Sounds like a LOT for a single tech writer to do (but, of course, this
depends on the size of the documents, whether the content will change
with the move to the new formats, whether the document files convert to
the new word processing program, etc.).
> The manager told me yesterday that I need
> to 'bring the programmers and customer support people on board.' To that
> end, he has asked me to write the 'definitive documentation on
> documentation' (yes, that's a quote). In other words, defend my existence
> and job to the rest of the team. That is (i.e.? ;), I am to write out a
> description of exactly what a tech writer does, what the difference between
> user and reference guides are, how online help differs from an electronic
> manual etc. When it is complete, I am to give it out, and then make a
> presentation to the rest of the team.
Well, it sounds like you're being required to write a book. When you're
done writing this document, maybe you can sell it to a publisher?
But really, it sounds like you're being asked to do someone else's job.

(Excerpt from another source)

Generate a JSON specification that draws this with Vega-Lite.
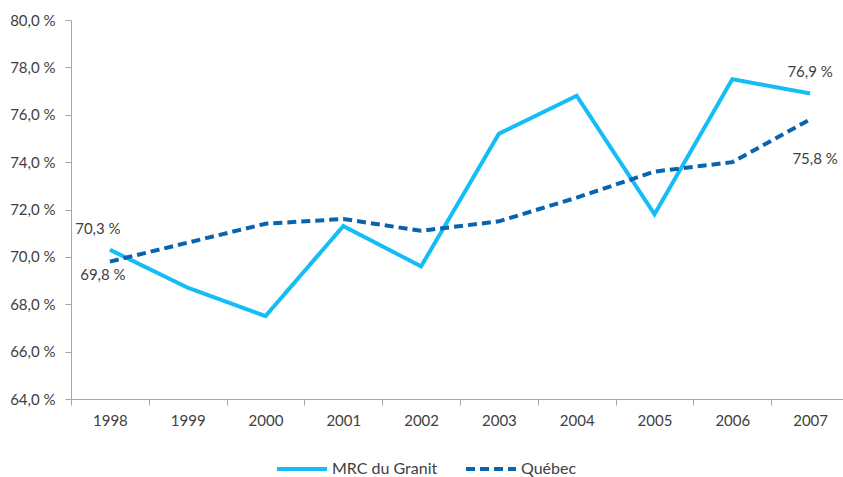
{
  "$schema": "https://vega.github.io/schema/vega-lite/v6.json",
  "autosize": {"type": "none"},
  "width": 778,
  "height": 379,
  "padding": {"left": 71, "top": 20, "right": 0, "bottom": 78},
  "background": "white",
  "config": {"view": {"stroke": null}, "font": "Lato", "text": {"font": "Lato"}},
  "data": {"values": [
    {"year": "1998", "series": "MRC du Granit", "value": 70.3, "label": "70,3 %"},
    {"year": "1999", "series": "MRC du Granit", "value": 68.7},
    {"year": "2000", "series": "MRC du Granit", "value": 67.5},
    {"year": "2001", "series": "MRC du Granit", "value": 71.3},
    {"year": "2002", "series": "MRC du Granit", "value": 69.6},
    {"year": "2003", "series": "MRC du Granit", "value": 75.2},
    {"year": "2004", "series": "MRC du Granit", "value": 76.8},
    {"year": "2005", "series": "MRC du Granit", "value": 71.8},
    {"year": "2006", "series": "MRC du Granit", "value": 77.5},
    {"year": "2007", "series": "MRC du Granit", "value": 76.9, "label": "76,9 %"},
    {"year": "1998", "series": "Québec", "value": 69.8, "label": "69,8 %"},
    {"year": "1999", "series": "Québec", "value": 70.6},
    {"year": "2000", "series": "Québec", "value": 71.4},
    {"year": "2001", "series": "Québec", "value": 71.6},
    {"year": "2002", "series": "Québec", "value": 71.1},
    {"year": "2003", "series": "Québec", "value": 71.5},
    {"year": "2004", "series": "Québec", "value": 72.5},
    {"year": "2005", "series": "Québec", "value": 73.6},
    {"year": "2006", "series": "Québec", "value": 74.0},
    {"year": "2007", "series": "Québec", "value": 75.8, "label": "75,8 %"}
  ]},
  "encoding": {
    "x": {
      "field": "year", "type": "ordinal",
      "scale": {"type": "band", "paddingInner": 0, "paddingOuter": 0},
      "axis": {"title": null, "labelAngle": 0, "tickBand": "extent", "domainColor": "#A6A6A6", "tickColor": "#A6A6A6", "tickSize": 6, "labelPadding": 8, "labelFontSize": 15, "labelColor": "#404040", "labelFont": "Lato"}
    },
    "y": {
      "field": "value", "type": "quantitative",
      "scale": {"domain": [64, 80], "nice": false, "zero": false},
      "axis": {"title": null, "values": [64, 66, 68, 70, 72, 74, 76, 78, 80], "grid": false, "labelExpr": "replace(format(datum.value, '.1f'), '.', ',') + ' %'", "domainColor": "#A6A6A6", "tickColor": "#A6A6A6", "tickSize": 6, "labelPadding": 10, "labelFontSize": 15, "labelColor": "#404040", "labelFont": "Lato"}
    }
  },
  "layer": [
    {
      "mark": {"type": "line", "strokeWidth": 4, "strokeCap": "butt"},
      "encoding": {
        "color": {"field": "series", "type": "nominal", "scale": {"domain": ["MRC du Granit", "Québec"], "range": ["#14BDF5", "#0A63AD"]},
          "legend": {"title": null, "orient": "none", "legendX": 204, "legendY": 422, "direction": "horizontal", "symbolType": "stroke", "symbolSize": 2500, "symbolStrokeWidth": 4, "labelFontSize": 16, "labelColor": "#404040", "labelFont": "Lato", "columnPadding": 20, "labelOffset": 3}},
        "strokeDash": {"field": "series", "type": "nominal", "scale": {"domain": ["MRC du Granit", "Québec"], "range": [[1, 0], [9, 5]]}, "legend": {"title": null, "orient": "none", "legendX": 204, "legendY": 422, "direction": "horizontal", "symbolType": "stroke", "symbolSize": 2500, "symbolStrokeWidth": 4, "labelFontSize": 16, "labelColor": "#404040", "labelFont": "Lato", "columnPadding": 20, "labelOffset": 3}}
      }
    },
    {
      "transform": [{"filter": "datum.year == '1998' && datum.series == 'MRC du Granit'"}],
      "mark": {"type": "text", "font": "Lato", "fontSize": 15, "color": "#404040", "dx": -12, "dy": -21},
      "encoding": {"text": {"field": "label"}}
    },
    {
      "transform": [{"filter": "datum.year == '1998' && datum.series == 'Québec'"}],
      "mark": {"type": "text", "font": "Lato", "fontSize": 15, "color": "#404040", "dx": -7, "dy": 13},
      "encoding": {"text": {"field": "label"}}
    },
    {
      "transform": [{"filter": "datum.year == '2007' && datum.series == 'MRC du Granit'"}],
      "mark": {"type": "text", "font": "Lato", "fontSize": 15, "color": "#404040", "dx": 0, "dy": -21},
      "encoding": {"text": {"field": "label"}}
    },
    {
      "transform": [{"filter": "datum.year == '2007' && datum.series == 'Québec'"}],
      "mark": {"type": "text", "font": "Lato", "fontSize": 15, "color": "#404040", "dx": 5, "dy": 40},
      "encoding": {"text": {"field": "label"}}
    }
  ]
}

While you should be able to explain to someone what a tech writer does,
I don't know that this is necessarily something that should be expected
of you, especially since being a tech writer means different things in
different companies. You probably don't *know* what being a tech writer
for you company means. It may encompass many tasks that are handled by
others in larger corporations (such as project management, document
archiving, working with a print shop, and so on).
Also, if the company doesn't know why they hired you, how should you know
why they hired you?
I apologize for my 2 cents not having a suggestion for a course of
action, but I do agree that the request you refer to is out of the ordinary.